-------- Material --------
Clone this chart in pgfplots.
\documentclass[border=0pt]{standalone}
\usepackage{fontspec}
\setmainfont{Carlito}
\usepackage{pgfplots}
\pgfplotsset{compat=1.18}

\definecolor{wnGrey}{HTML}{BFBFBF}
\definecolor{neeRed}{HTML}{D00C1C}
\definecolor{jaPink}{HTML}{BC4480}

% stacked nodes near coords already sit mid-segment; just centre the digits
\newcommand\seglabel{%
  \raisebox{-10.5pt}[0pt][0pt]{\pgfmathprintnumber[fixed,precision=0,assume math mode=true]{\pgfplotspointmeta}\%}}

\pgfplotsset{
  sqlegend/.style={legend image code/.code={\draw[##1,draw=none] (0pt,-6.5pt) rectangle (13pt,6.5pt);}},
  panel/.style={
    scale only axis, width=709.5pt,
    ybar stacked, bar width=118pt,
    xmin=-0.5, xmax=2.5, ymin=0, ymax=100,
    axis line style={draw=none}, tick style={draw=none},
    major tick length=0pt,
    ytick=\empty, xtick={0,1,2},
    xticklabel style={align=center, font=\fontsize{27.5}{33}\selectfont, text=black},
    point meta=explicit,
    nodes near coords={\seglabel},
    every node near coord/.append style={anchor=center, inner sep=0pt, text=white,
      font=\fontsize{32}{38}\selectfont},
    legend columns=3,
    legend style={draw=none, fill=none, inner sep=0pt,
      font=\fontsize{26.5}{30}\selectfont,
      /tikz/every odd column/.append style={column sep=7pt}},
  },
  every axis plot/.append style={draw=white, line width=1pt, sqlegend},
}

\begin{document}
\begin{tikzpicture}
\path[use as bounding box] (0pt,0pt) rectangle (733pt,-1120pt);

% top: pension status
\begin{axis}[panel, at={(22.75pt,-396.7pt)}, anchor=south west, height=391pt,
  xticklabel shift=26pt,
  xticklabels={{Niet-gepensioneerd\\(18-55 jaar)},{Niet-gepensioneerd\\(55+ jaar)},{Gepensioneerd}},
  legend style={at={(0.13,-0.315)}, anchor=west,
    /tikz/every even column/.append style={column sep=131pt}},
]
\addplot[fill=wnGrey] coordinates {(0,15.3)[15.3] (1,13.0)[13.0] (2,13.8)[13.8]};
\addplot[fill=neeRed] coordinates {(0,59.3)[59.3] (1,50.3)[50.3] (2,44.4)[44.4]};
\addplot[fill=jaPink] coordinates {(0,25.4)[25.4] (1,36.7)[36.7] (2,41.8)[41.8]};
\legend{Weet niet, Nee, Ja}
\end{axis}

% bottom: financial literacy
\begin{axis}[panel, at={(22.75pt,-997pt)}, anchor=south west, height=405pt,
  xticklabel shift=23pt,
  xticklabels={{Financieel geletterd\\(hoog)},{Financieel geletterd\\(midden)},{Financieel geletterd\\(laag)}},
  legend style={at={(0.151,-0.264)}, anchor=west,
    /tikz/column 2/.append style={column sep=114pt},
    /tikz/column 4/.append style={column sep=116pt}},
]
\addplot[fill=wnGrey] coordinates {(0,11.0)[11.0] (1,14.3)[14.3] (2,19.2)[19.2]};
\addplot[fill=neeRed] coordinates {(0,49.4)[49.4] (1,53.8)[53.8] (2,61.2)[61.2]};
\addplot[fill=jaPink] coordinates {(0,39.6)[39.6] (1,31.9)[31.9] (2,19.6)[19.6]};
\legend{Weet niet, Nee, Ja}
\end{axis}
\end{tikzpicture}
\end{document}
--------
▶ **Problem statement**
Each line of the listing above should be output exactly.

▶ **Expected output**
Clone this chart in pgfplots.
\documentclass[border=0pt]{standalone}
\usepackage{fontspec}
\setmainfont{Carlito}
\usepackage{pgfplots}
\pgfplotsset{compat=1.18}

\definecolor{wnGrey}{HTML}{BFBFBF}
\definecolor{neeRed}{HTML}{D00C1C}
\definecolor{jaPink}{HTML}{BC4480}

% stacked nodes near coords already sit mid-segment; just centre the digits
\newcommand\seglabel{%
  \raisebox{-10.5pt}[0pt][0pt]{\pgfmathprintnumber[fixed,precision=0,assume math mode=true]{\pgfplotspointmeta}\%}}

\pgfplotsset{
  sqlegend/.style={legend image code/.code={\draw[##1,draw=none] (0pt,-6.5pt) rectangle (13pt,6.5pt);}},
  panel/.style={
    scale only axis, width=709.5pt,
    ybar stacked, bar width=118pt,
    xmin=-0.5, xmax=2.5, ymin=0, ymax=100,
    axis line style={draw=none}, tick style={draw=none},
    major tick length=0pt,
    ytick=\empty, xtick={0,1,2},
    xticklabel style={align=center, font=\fontsize{27.5}{33}\selectfont, text=black},
    point meta=explicit,
    nodes near coords={\seglabel},
    every node near coord/.append style={anchor=center, inner sep=0pt, text=white,
      font=\fontsize{32}{38}\selectfont},
    legend columns=3,
    legend style={draw=none, fill=none, inner sep=0pt,
      font=\fontsize{26.5}{30}\selectfont,
      /tikz/every odd column/.append style={column sep=7pt}},
  },
  every axis plot/.append style={draw=white, line width=1pt, sqlegend},
}

\begin{document}
\begin{tikzpicture}
\path[use as bounding box] (0pt,0pt) rectangle (733pt,-1120pt);

% top: pension status
\begin{axis}[panel, at={(22.75pt,-396.7pt)}, anchor=south west, height=391pt,
  xticklabel shift=26pt,
  xticklabels={{Niet-gepensioneerd\\(18-55 jaar)},{Niet-gepensioneerd\\(55+ jaar)},{Gepensioneerd}},
  legend style={at={(0.13,-0.315)}, anchor=west,
    /tikz/every even column/.append style={column sep=131pt}},
]
\addplot[fill=wnGrey] coordinates {(0,15.3)[15.3] (1,13.0)[13.0] (2,13.8)[13.8]};
\addplot[fill=neeRed] coordinates {(0,59.3)[59.3] (1,50.3)[50.3] (2,44.4)[44.4]};
\addplot[fill=jaPink] coordinates {(0,25.4)[25.4] (1,36.7)[36.7] (2,41.8)[41.8]};
\legend{Weet niet, Nee, Ja}
\end{axis}

% bottom: financial literacy
\begin{axis}[panel, at={(22.75pt,-997pt)}, anchor=south west, height=405pt,
  xticklabel shift=23pt,
  xticklabels={{Financieel geletterd\\(hoog)},{Financieel geletterd\\(midden)},{Financieel geletterd\\(laag)}},
  legend style={at={(0.151,-0.264)}, anchor=west,
    /tikz/column 2/.append style={column sep=114pt},
    /tikz/column 4/.append style={column sep=116pt}},
]
\addplot[fill=wnGrey] coordinates {(0,11.0)[11.0] (1,14.3)[14.3] (2,19.2)[19.2]};
\addplot[fill=neeRed] coordinates {(0,49.4)[49.4] (1,53.8)[53.8] (2,61.2)[61.2]};
\addplot[fill=jaPink] coordinates {(0,39.6)[39.6] (1,31.9)[31.9] (2,19.6)[19.6]};
\legend{Weet niet, Nee, Ja}
\end{axis}
\end{tikzpicture}
\end{document}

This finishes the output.